You can read an interview with him here.
Dr. Kris Hill (winter and summer semester 2024/2025)
Kris earned her PhD in Anthrozoology from the University of Exeter, UK. Her doctoral research focused on discourses surrounding roaming cats (Felis catus) and cat-human relations. Anthrozoology is the study of human interactions with members of other animal species and draws upon scholarship and methodological approaches from a wide range of disciplines. Kris’ research is primarily qualitative, utilising discourse analysis, content analysis, and multispecies ethnographic approaches to explore more-than-human relationships and multispecies cultural co-creation. Her academic areas of interests include more-than-human families, griefwork, animal representations, animals and tourism, cat-human cultures, and more-than-human research ethics. Since 2019, Kris has authored or co-authored over 15 peer-reviewed papers or book chapters and presented her research to a range of audiences. Read more about Kris’ research interests and collaborative project here: https://academiccatlady.com/
In 2023 Kris founded the Cat Academic Think Tank (e-CATT), which is a cross-disciplinary group of academics whose interests are related to domestic cats or small wild cat species. Since 2021, Kris has served as a Communications Officer for the Society of Companion Animal Studies (SCAS), and in 2023 joined the board of trustees. Kris co-organises an annual online student conference in human-animal studies (Anthrozoology as International Practice, AIP) and is a co-host on The Anthrozoology Podcast. Kris is also an associate editor for the relaunched journal, Sloth: A Journal of Emerging Voices in Human-Animal Studies.

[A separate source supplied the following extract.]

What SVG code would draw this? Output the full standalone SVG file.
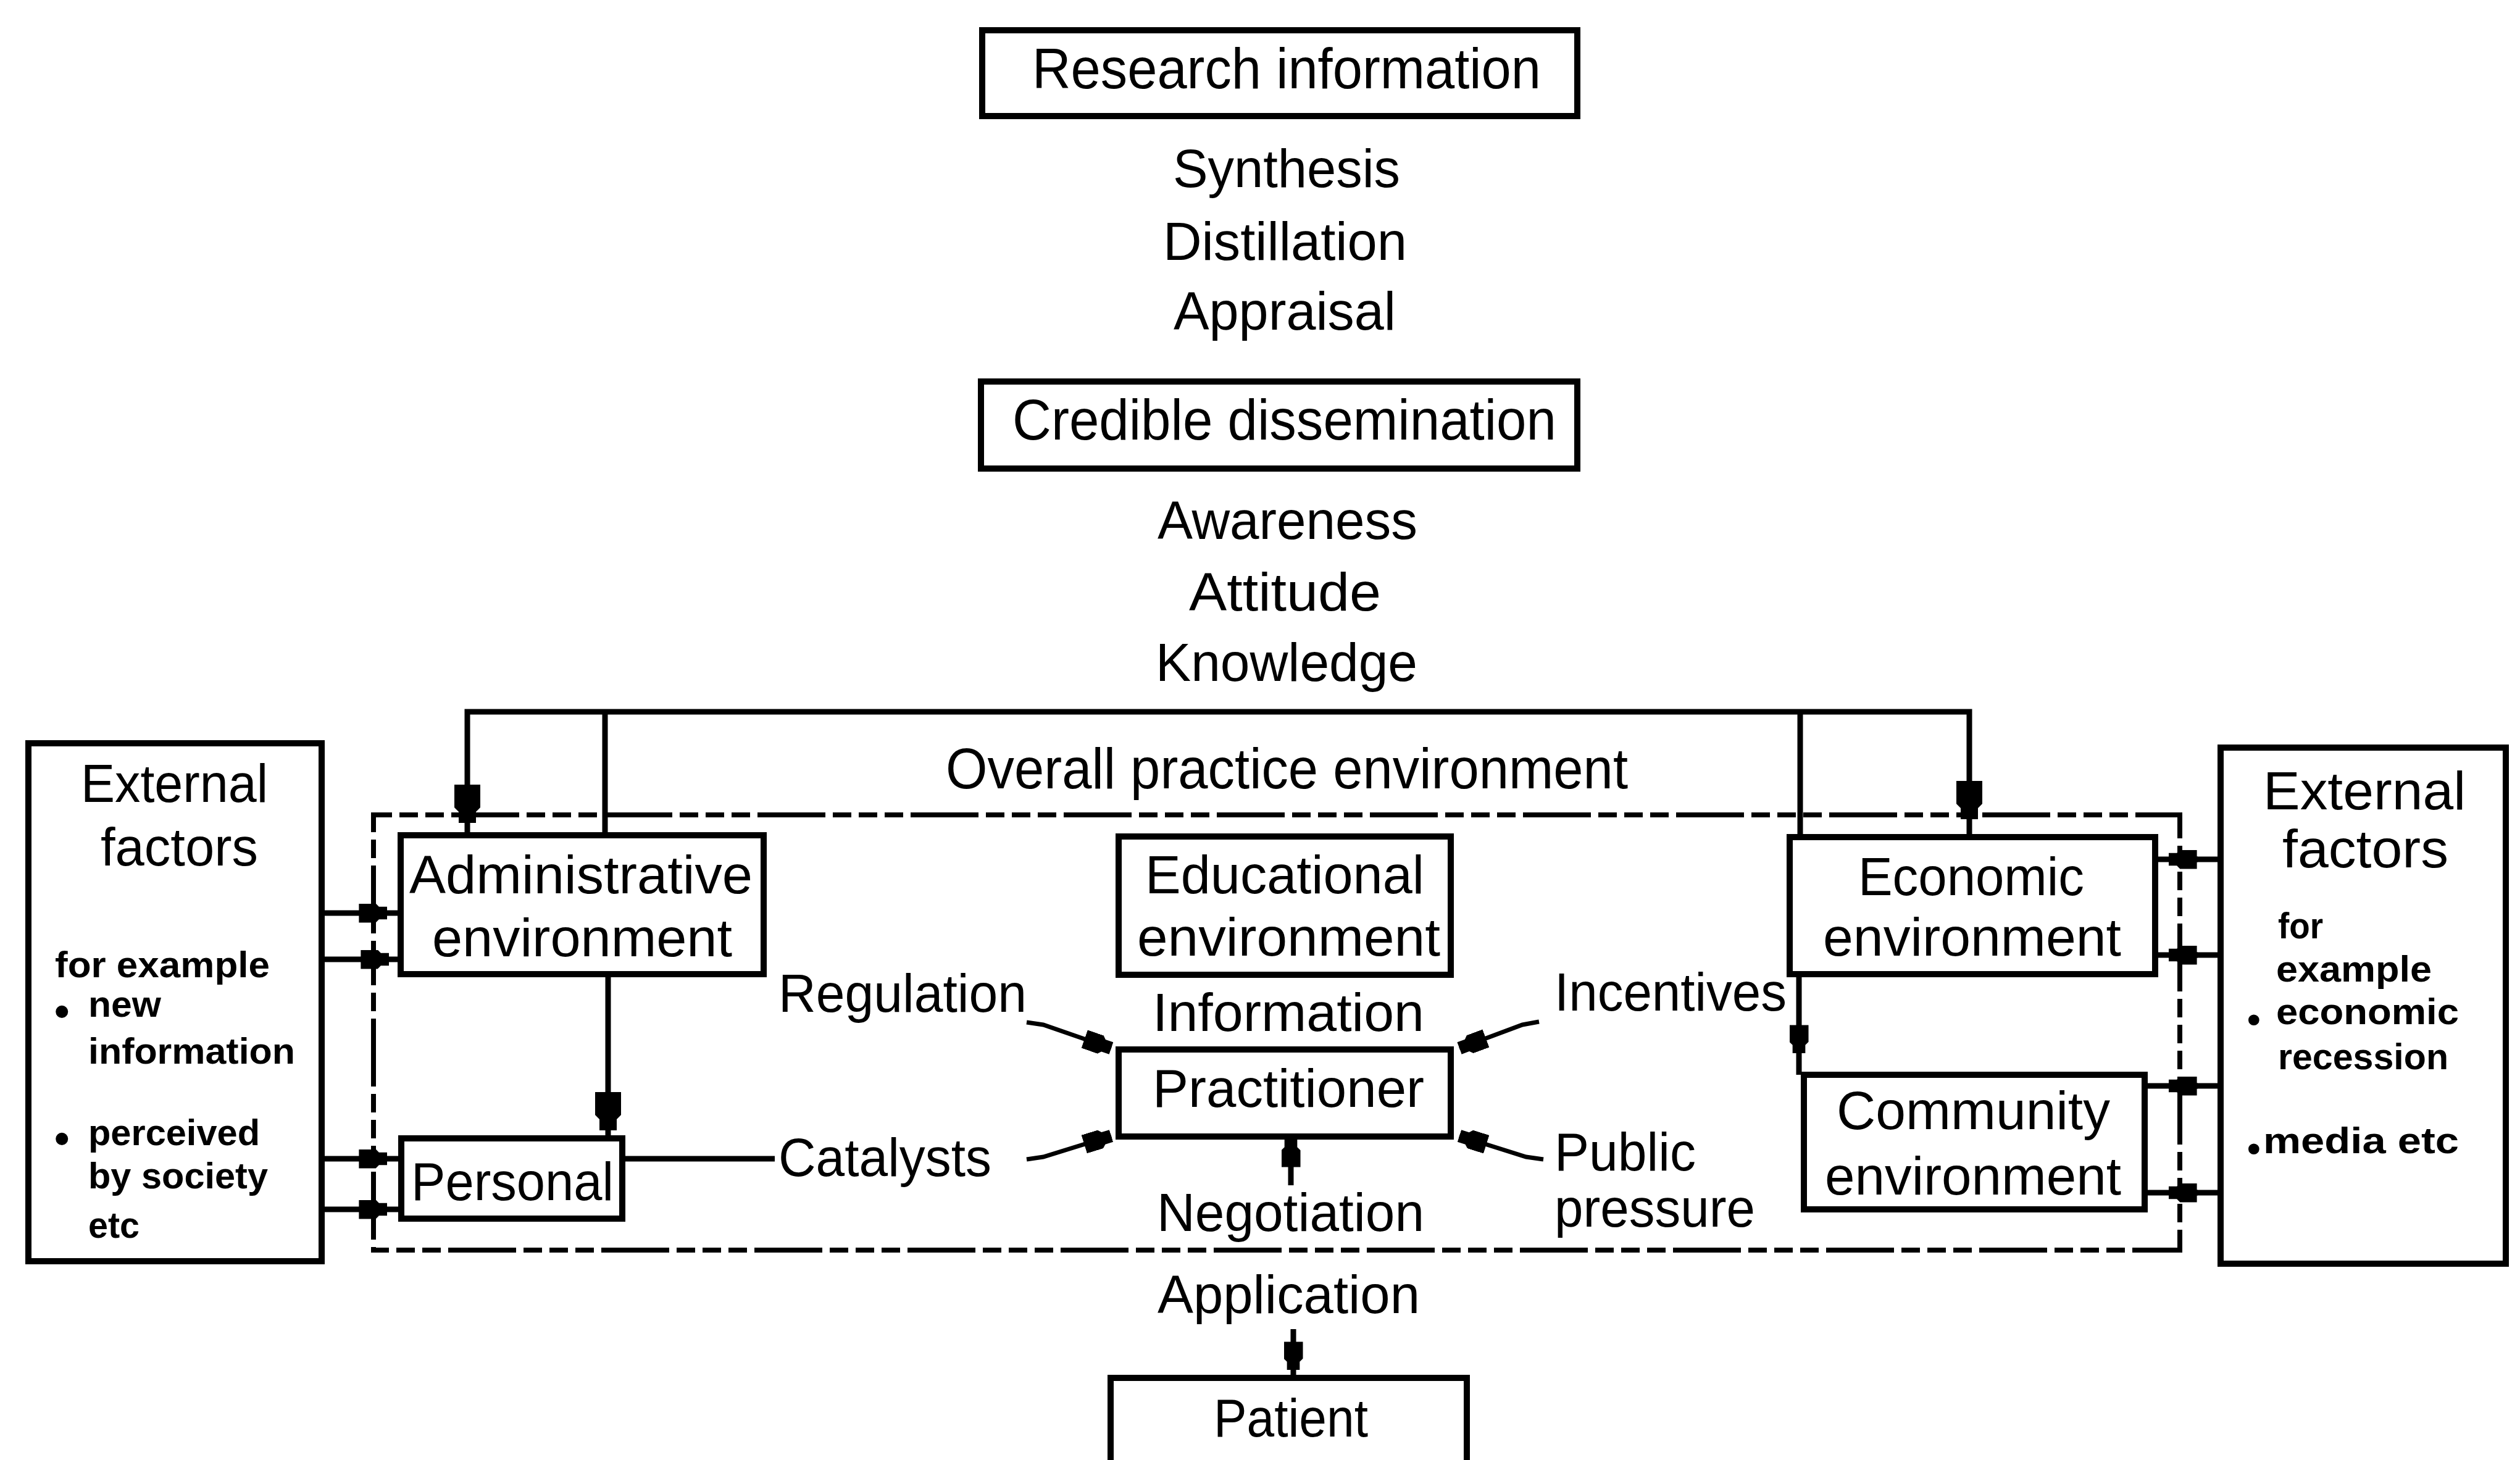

Dr. Jouni-Matti Kuukkanen (summer semester 2024/2025)
Professor Jouni-Matti Kuukkanen is teaching the course entitled Methodologism: A Pragmatist Account of Knowing and Meaning at the Department of Philosophy and Social Sciences of FF UHK. This course is based on his forthcoming book Doing, Knowing and Getting it Right: Methodologism as Pragmatism (Cambridge University Press).
Kuukkanen has been a Professor of Philosophy at the University of Oulu since 2018 and served as the Chair of the Department from 2020 to 2022. He is currently the Director of the Eudaimonia Institute of the Human Sciences at the University of Oulu. Previously, he has worked or resided as a research fellow at the universities of Durham, Leiden, Hull, and Cambridge.
Kuukkanen was the Editor-in-Chief of the Journal of the Philosophy from 2017 to 2021. His monograph was chosen as the best in the philosophy of historiography in 2016 by the International Commission for the History and Theory of Historiography (ICHTH). His most recent edited book is Philosophy of History: Twenty-First-Century Perspectives (Bloomsbury, 2021).
Kuukkanen has published papers on the philosophy of science, Thomas Kuhn, the philosophy of historiography, and philosophical questions about the history of science and conceptual history.”